The Chair: We are in pre-study, as you know, so that’s why we can’t, but once the Finance Committee gets hold of the bill in the Senate it can make amendments and send them to the government. We can recommend to the Finance Committee that they do it.

Senator Neufeld: You have all reinforced that we have the highest fees for security in the world, at least that’s what I understood. Can you give me some idea why? Is it because we do better security than the U.S. or European countries? Why are we at the top of the list? I go through security often in many different parts of the world and it’s all different, but I would like to know your viewpoint on why that is.

Mr. Gooch: One of reasons, as we have said, is this country puts all the costs on users and a little bit more so. The other thing to keep in mind is there are 89 designated screening points in Canada. They’re not all active, but we have a low population relative to the need.

I think the level of service from a security perspective is being delivered effectively. They certainly have quality control in terms of ensuring that the organization is catching the prohibited items that it’s supposed to catch from the prohibited items list. But there is a bit of one-size-fits-all approach to all the screening points and how the service is delivered in major cities versus smaller ones.

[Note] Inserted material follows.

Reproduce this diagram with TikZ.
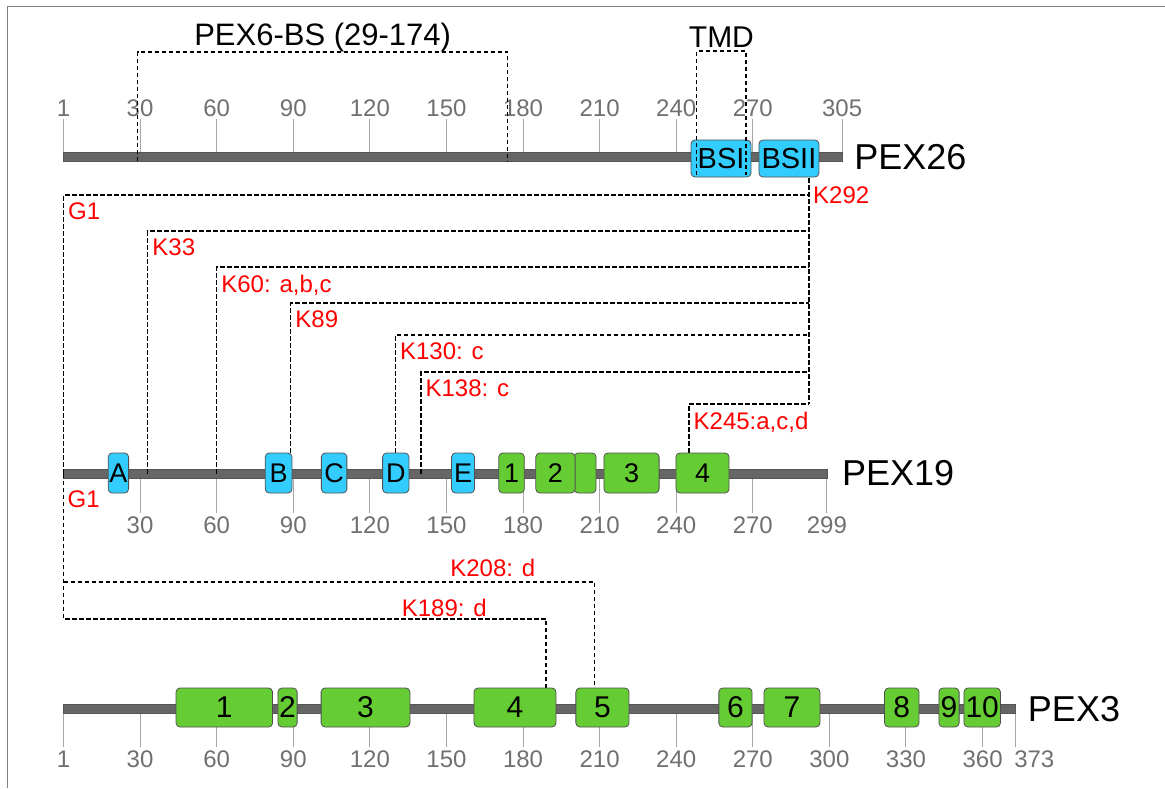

The organization doesn’t have a lot of flexibility in how it does its job and is spreading itself quite thin. In terms of not only the way it’s funded, which is rather inflexible and provides no ability to do long-term planning or innovation, the organization has been constrained in how it does its business. It is only getting enough money to barely keep up with the demand for service.

Mr. McKenna: If I may reinforce that, in most other jurisdictions of importance the government assumes the bulk of those costs. In the United States, for example, the consumer’s share is less than 25 per cent of the total cost of aviation or airport security. In other jurisdictions it varies, but Canada has the distinction of having it entirely financed by the passenger.

The Chair: Thank you, witnesses. We appreciate it.

We will go in camera so we can give instructions as to writing the report.